Hurkyl said:
MWI says, given that we saw result X, that result Y didn't happen.
MWI is no different, in this respect, than the standard way of looking at it.
Hurkyl said:
The point you're missing is that you keep trying to turn these conditional statements into absolute ones. It is physically impossible (for internal observers) to differentiate between a universe of
definite outcomes and a universe of indefinite outcomes.
The universe of our perception, the universe of experiments and statistics, is the universe of definite outcomes. From the organization of the universe as it
reveals itself to us vis physical science we can infer some things about the underlying reality.
Hurkyl said:
If we've seen result X, it is impossible to empirically test whether or not result Y happened ...
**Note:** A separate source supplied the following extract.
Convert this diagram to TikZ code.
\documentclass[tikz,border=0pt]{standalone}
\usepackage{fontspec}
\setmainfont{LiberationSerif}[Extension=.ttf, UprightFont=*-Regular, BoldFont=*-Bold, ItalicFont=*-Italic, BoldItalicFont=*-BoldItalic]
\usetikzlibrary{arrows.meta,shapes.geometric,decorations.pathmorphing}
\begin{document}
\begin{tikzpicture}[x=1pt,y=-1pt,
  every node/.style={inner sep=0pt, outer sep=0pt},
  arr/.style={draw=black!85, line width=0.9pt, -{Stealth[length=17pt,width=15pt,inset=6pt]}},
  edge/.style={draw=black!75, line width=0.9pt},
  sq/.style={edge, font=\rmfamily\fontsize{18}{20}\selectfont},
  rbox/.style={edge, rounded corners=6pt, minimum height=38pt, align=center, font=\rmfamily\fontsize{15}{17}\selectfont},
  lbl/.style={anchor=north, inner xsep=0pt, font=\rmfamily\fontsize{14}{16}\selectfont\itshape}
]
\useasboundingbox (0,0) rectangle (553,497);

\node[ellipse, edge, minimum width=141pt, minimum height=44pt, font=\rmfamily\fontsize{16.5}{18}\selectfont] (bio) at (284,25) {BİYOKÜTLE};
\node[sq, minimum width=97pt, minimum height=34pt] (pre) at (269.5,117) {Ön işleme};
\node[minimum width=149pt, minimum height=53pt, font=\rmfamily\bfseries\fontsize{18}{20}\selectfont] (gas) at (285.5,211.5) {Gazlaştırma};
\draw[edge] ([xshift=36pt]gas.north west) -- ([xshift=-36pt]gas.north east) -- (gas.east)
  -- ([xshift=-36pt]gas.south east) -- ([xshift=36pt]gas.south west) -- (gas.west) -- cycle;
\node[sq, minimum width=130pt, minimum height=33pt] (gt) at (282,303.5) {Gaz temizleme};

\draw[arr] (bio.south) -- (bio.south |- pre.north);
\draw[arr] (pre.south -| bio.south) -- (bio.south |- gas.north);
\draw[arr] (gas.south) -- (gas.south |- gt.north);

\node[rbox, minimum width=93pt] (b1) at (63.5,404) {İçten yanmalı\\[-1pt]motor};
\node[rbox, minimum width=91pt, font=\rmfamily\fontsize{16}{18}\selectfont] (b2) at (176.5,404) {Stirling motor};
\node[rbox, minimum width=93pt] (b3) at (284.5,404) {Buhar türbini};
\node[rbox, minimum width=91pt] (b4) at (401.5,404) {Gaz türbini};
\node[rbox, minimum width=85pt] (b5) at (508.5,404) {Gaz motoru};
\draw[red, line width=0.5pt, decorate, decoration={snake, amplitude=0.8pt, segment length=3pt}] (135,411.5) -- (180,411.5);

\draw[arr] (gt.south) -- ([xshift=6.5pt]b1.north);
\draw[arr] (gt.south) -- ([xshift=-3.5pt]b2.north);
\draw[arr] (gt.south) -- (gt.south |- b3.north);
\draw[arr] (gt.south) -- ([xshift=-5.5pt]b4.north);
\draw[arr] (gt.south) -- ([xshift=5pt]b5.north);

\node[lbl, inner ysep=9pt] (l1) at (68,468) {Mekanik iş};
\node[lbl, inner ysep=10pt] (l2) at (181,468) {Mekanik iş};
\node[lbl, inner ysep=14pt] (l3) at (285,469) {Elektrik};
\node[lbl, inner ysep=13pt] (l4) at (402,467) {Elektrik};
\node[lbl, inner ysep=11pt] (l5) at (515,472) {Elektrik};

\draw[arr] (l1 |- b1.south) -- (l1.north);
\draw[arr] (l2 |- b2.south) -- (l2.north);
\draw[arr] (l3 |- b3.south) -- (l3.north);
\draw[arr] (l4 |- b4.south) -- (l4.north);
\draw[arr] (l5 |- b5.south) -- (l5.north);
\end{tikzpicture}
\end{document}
If X and Y are mutually exclusive results of the same experimental trial, then yes.
Hurkyl said:
... the only thing we can now test is whether or not Y happened given that we've already seen result X.
No, not if X and Y are mutually exclusive results of the same trial.
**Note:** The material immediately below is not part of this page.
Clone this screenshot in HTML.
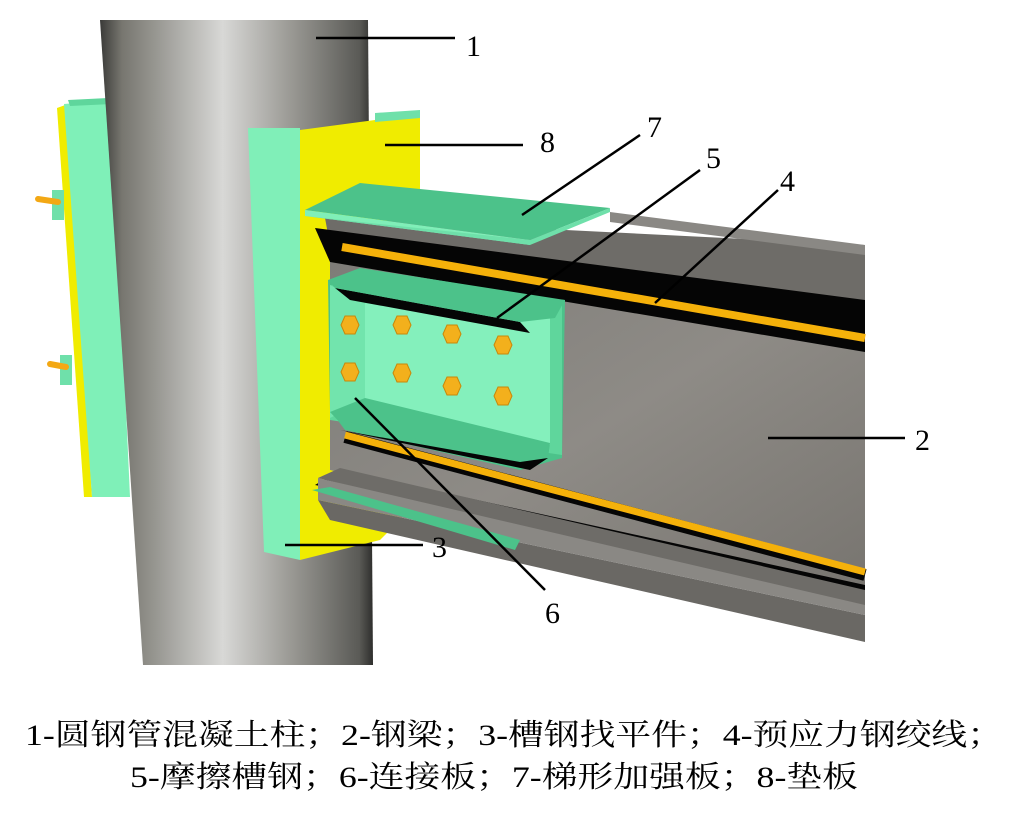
<!DOCTYPE html>
<html><head><meta charset="utf-8"><style>
html,body{margin:0;padding:0;background:#fff;}
svg{display:block;}
text{font-family:"Liberation Serif","Noto Serif CJK SC",serif;fill:#000;}
</style></head><body>
<svg width="1029" height="830" viewBox="0 0 1029 830" xmlns="http://www.w3.org/2000/svg">
<defs>
<linearGradient id="col" x1="0" x2="1" y1="0" y2="0">
<stop offset="0" stop-color="#3a3a38"/>
<stop offset="0.08" stop-color="#77766f"/>
<stop offset="0.45" stop-color="#d8d8d6"/>
<stop offset="0.7" stop-color="#9a9994"/>
<stop offset="0.95" stop-color="#5a5a56"/>
<stop offset="1" stop-color="#2e2e2c"/>
</linearGradient>
<linearGradient id="web" x1="0" x2="1" y1="0" y2="1">
<stop offset="0" stop-color="#7e7c78"/>
<stop offset="0.5" stop-color="#8e8b86"/>
<stop offset="1" stop-color="#77746f"/>
</linearGradient>
</defs>

<!-- left channel behind column -->
<polygon points="57,108 68,104 92,497 84,497" fill="#f0ec00"/>
<polygon points="64,104 112,100 130,497 92,497" fill="#7ff0b8"/>
<polygon points="68,100 108,98 112,104 70,106" fill="#5fd69c"/>
<rect x="52" y="190" width="12" height="30" fill="#6fe0aa"/>
<rect x="60" y="355" width="12" height="30" fill="#6fe0aa"/>
<line x1="38" y1="199" x2="58" y2="202" stroke="#f3a814" stroke-width="6" stroke-linecap="round"/>
<line x1="50" y1="364" x2="66" y2="367" stroke="#f3a814" stroke-width="6" stroke-linecap="round"/>

<!-- column -->
<polygon points="100,20 368,20 373,665 143,665" fill="url(#col)"/>

<!-- right channel (3) -->
<polygon points="300,130 375,120 420,113 420,500 380,540 300,560" fill="#f0ec00"/>
<polygon points="375,113 420,110 420,118 375,122" fill="#6fe0aa"/>
<polygon points="248,128 300,128 300,560 264,552" fill="#80efb8"/>

<!-- beam web -->
<polygon points="330,260 865,300 865,600 330,470" fill="url(#web)"/>
<!-- top flange -->
<polygon points="325,218 865,245 865,305 330,245" fill="#6e6c68"/>
<polygon points="610,212 865,245 865,255 610,222" fill="#8a8884"/>
<!-- black under top flange -->
<polygon points="315,228 865,300 865,352 330,262" fill="#050505"/>
<!-- upper strand -->
<line x1="342" y1="247" x2="865" y2="338" stroke="#f5b10a" stroke-width="8"/>
<!-- bottom flange -->
<polygon points="315,485 340,470 865,585 865,600" fill="#050505"/>
<polygon points="318,478 340,468 865,590 865,612" fill="#6e6c68"/>
<polygon points="318,500 865,615 865,642 330,520" fill="#6a6864"/>
<polygon points="318,478 318,500 865,615 865,605" fill="#8a8884"/>
<!-- lower strand -->
<line x1="345" y1="437" x2="865" y2="575" stroke="#050505" stroke-width="12"/>
<line x1="345" y1="435" x2="865" y2="572" stroke="#f5b10a" stroke-width="7"/>

<!-- bottom green plate -->
<polygon points="312,490 330,487 520,540 515,550" fill="#4cc28a"/>
<!-- top plate 7 -->
<polygon points="305,210 360,183 610,208 530,240" fill="#4cc28a"/>
<polygon points="305,210 530,240 530,245 305,216" fill="#80efb8"/>
<polygon points="305,216 530,245 610,212 610,208 530,240" fill="#6fe0aa"/>

<!-- friction channel 5 -->
<polygon points="328,280 360,268 565,300 562,458 520,470 345,430 330,410" fill="#4cc28a"/>
<polygon points="330,285 562,305 562,455 330,420" fill="#5fd69c"/>
<polygon points="365,303 550,318 550,445 365,400" fill="#84f0bc"/>
<polygon points="330,285 365,303 365,400 330,418" fill="#72e4ad"/>
<polygon points="335,288 520,322 530,333 350,300" fill="#050505"/>
<polygon points="330,412 365,398 550,443 548,458 345,428" fill="#4cc28a"/>
<polygon points="340,430 520,462 548,458 530,470" fill="#050505"/>
<polygon points="328,280 565,300 555,318 520,322 335,288" fill="#4cc28a"/>

<!-- bolts -->
<g fill="#f3b01c" stroke="#c8880a" stroke-width="1">
<polygon points="341,325 345,316 355,316 359,325 355,334 345,334"/>
<polygon points="393,325 397,316 407,316 411,325 407,334 397,334"/>
<polygon points="443,334 447,325 457,325 461,334 457,343 447,343"/>
<polygon points="494,345 498,336 508,336 512,345 508,354 498,354"/>
<polygon points="341,372 345,363 355,363 359,372 355,381 345,381"/>
<polygon points="393,373 397,364 407,364 411,373 407,382 397,382"/>
<polygon points="443,386 447,377 457,377 461,386 457,395 447,395"/>
<polygon points="494,396 498,387 508,387 512,396 508,405 498,405"/>
</g>

<!-- leaders -->
<g stroke="#000" stroke-width="2.5">
<line x1="316" y1="38" x2="455" y2="38"/>
<line x1="385" y1="145" x2="523" y2="145"/>
<line x1="522" y1="215" x2="640" y2="135"/>
<line x1="497" y1="318" x2="700" y2="170"/>
<line x1="655" y1="303" x2="778" y2="190"/>
<line x1="768" y1="438" x2="905" y2="438"/>
<line x1="285" y1="545" x2="423" y2="545"/>
<line x1="355" y1="398" x2="545" y2="590"/>
</g>
<g font-size="30">
<text x="466" y="56">1</text>
<text x="540" y="152">8</text>
<text x="647" y="137">7</text>
<text x="706" y="168">5</text>
<text x="780" y="191">4</text>
<text x="915" y="450">2</text>
<text x="432" y="557">3</text>
<text x="545" y="623">6</text>
</g>
<text x="25" y="745" font-size="30" textLength="978" lengthAdjust="spacingAndGlyphs">1-圆钢管混凝土柱；2-钢梁；3-槽钢找平件；4-预应力钢绞线；</text>
<text x="130" y="787" font-size="30" textLength="728" lengthAdjust="spacingAndGlyphs">5-摩擦槽钢；6-连接板；7-梯形加强板；8-垫板</text>
</svg>
</body></html>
It seems like you're thinking of probability distributions as descriptions of reality.
Hurkyl said:
Sure, we can always change "reference frames"* to switch our physical description of the system from one where the result is indeterminate to one where the result is determinate if we so desire -- but that's a very different thing than insisting there's some physical mechanism that forces the universe to be in that particular reference frame.
I'm not sure what you mean by switching reference
frames.
Are you talking about the underlying physical mechanisms as one frame of reference and the definite outcomes of our experience as another?
Afaik, the assumption is that there are underlying dynamics determining the definite outcomes of our experience. Exactly what those dynamics are is still an open question. They're somewhat different for different experimental preparations.
Hurkyl said:
"Many worlds" is what Schrödinger's equation says happens ...
There's no physical basis for that 'interpretation'. The 'many worlds' are just the mutually exclusive, possible instrumental configurations at the end of each trial. So, the 'many worlds' terminology is somewhat misleading regarding what's known, and what should be inferred about the underlying reality from that.
Hurkyl said:
... Heck, even classical waves have superpositions and what-not.
Of course, we can actually see wave superpositions in various media. And, afaik, and along with you I think,
there's no obvious reason to assume that waves in the reality underlying our perception, in media that we can't see, are governed by essentially different mechanics than waves in media that we can see. But the 'superpositions' of instrumental level configurations vis QM probability distributions aren't themselves descriptions of underlying wave interactions. Part of the confusion is due to the close relationship between probability theory and the mechanics of physical waves. The unitarity of the wave
equation is due to the requirements of probability, isn't it?
Hurkyl said:
Don't forget that probabilities naturally deal with indefinite outcomes. It takes a lot of jumping through hoops to reconsile probability theory with having definite outcomes.
No it doesn't. Just roll some dice.
Hurkyl said:
It has wave-function like characteristics, always. Some situations approximate classical waves. Some situations approximate classical particles. But only approximately.
Both
particles and waves exist. Assuming that waves are fundamental, then the measurement problem is how do particulate structures and media arise in a universe that is fundamentally waves. That is, how do persistent, bound structures, or quantum protectorates, or higher organizing principles which seem to be independent of a fundamental wave dynamic, or basketballs, or toasters, or individual data bits emerge? The Schrodinger equation isn't the solution to this problem.
There are lots of hints from everyday experience about how this happens. Remember those videos on YouTube? Suppose you put some sand on a drum head and set the drum to vibrating at some frequency. The sand assumes specific configurations depending on the vibrational frequencies. We can't see it but we know that there's wave interactions, superpositions happening in the drum head, the drum, and the air in the drum media that produce those static and persistent configurations in the sand medium.
Of course, reality is quite a bit more complex, and the various media aren't just interfacing with each other, they're interspersed.
Hurkyl said:
What relative states solved is how quantum wavefunctions evolving unitarily could be physically indistinguish from a collapsed state. What decoherence proved that wavefunctions (rapidly)
tend to such situations.
Thus, quantum states evolving unitarily is known to yield (approximately) classical behavior as an emergent property. The only remaining question is whether or not it yields the right (approximately) classical
behavior.
The unitarity has to do with the probabilities. The probabilities have to do with the behavior of instruments, ie., an accounting of definite results amenable to our senses without an associated description of the underlying dynamics, and the hardware technology, precise enough to produce anything but random results for individual trials. The question(s) is(are) much deeper than that. And the answers to those questions, the solution to the real measurement problem will have to do with developing a more realistic fundamental conceptual approach. As a famous physicist (Robert Laughlin I think) once said, "Seeing is the beginning of understanding."
Hurkyl said:
There is no experimental evidence of definite outcomes. There cannot be. Yet, CI insists upon it.
Actually, conventional usage insists on it vis the definition of 'definite outcomes' in statistics.